All property that is acquired during marriage by one or both spouses (except property acquired by inheritance or gift to only one party), and owned on the date of separation, may be subject to the equitable distribution. “Property” includes both assets and debts. All assets and debts acquired during the marriage, and owned on the date of separation, are valued as of the date of separation in North Carolina for purposes of calculating the net value of the marital estate. Equitable distribution cases require the parties to provide an inventory of property owned as of the date of separation. Each item must be characterized as marital or separate, valued and finally distributed. An equal (50-50) division of the marital property is presumed to be equitable, unless after considering the statutory factors, the court determines that the 50-50 division would not be equitable. The factors that the court may consider in deciding whether to award an unequal division of property are:
(1) The income, property and liabilities of each party at the time the division of property is to become effective.
(2) Any obligation for support arising out of a prior marriage.
(3) The duration of the marriage and the age and physical and mental health of both parties.
(4) The need of a parent with custody of a child or children of the marriage to occupy or own the marital residence and to use or own its household effects.
(5) The expectation of pension, retirement or other deferred compensation rights that are not marital property.
(6) Any equitable claim to, interest in, or direct or indirect contribution made to the acquisition of such marital property by the party not having title, including joint efforts or expenditures and contributions and services, or lack thereof, as a spouse, parent, wage earner or homemaker.
(7) Any direct or indirect contribution made by one spouse to help educate or develop the career potential of the other spouse.
(8) Any direct contribution to an increase in value of separate property that occurs during the course of the marriage.
(9) The liquid or nonliquid character of all marital property and divisible property.
(10) The difficulty of evaluating any component asset or any interest in a business, corporation or profession, and the economic desirability of retaining such asset or interest, intact and free from any claim or interference by the other party.
(11) The tax consequences to each party.
(11a) Acts of either party to maintain, preserve, develop, or expand; or to waste, neglect, devalue or convert the marital property or divisible property, or both, during the period after separation of the parties and before the time of distribution.
(11b) In the event of the death of either party prior to the entry of any order for the distribution of property made pursuant to this subsection:
a. Property passing to the surviving spouse by will or through intestacy due to the death of a spouse.
b. Property held as tenants by the entirety or as joint tenants with rights of survivorship passing to the surviving spouse due to the death of a spouse.
c.
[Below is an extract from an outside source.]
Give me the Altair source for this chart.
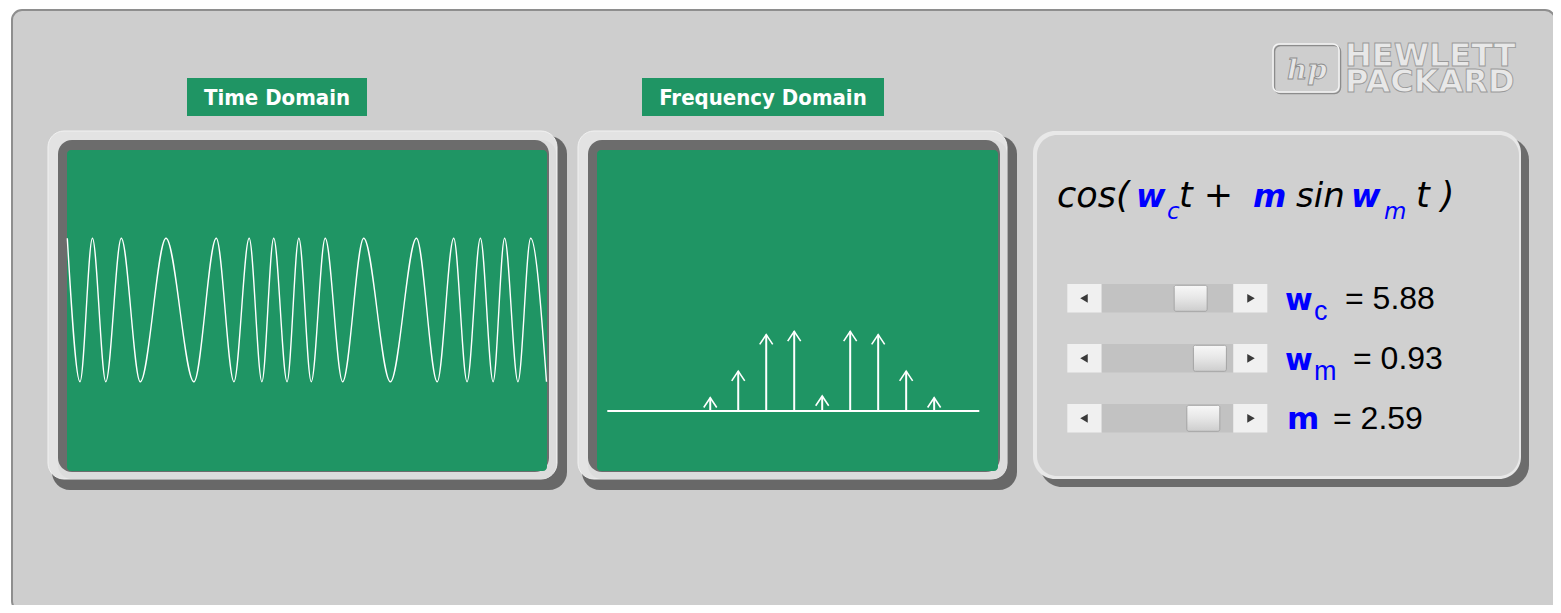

Property passing to the surviving spouse from life insurance, individual retirement accounts, pension or profit-sharing plans, any private or governmental retirement plan or annuity of which the decedent controlled the designation of beneficiary (excluding any benefits under the federal Social Security system), or any other retirement accounts or contracts, due to the death of a spouse.
d. The surviving spouse's right to claim an “elective share” pursuant to G.S. 30-3.1 through G.S. 30-33, unless otherwise waived.
(12) Any other factor that the court finds to be just and proper.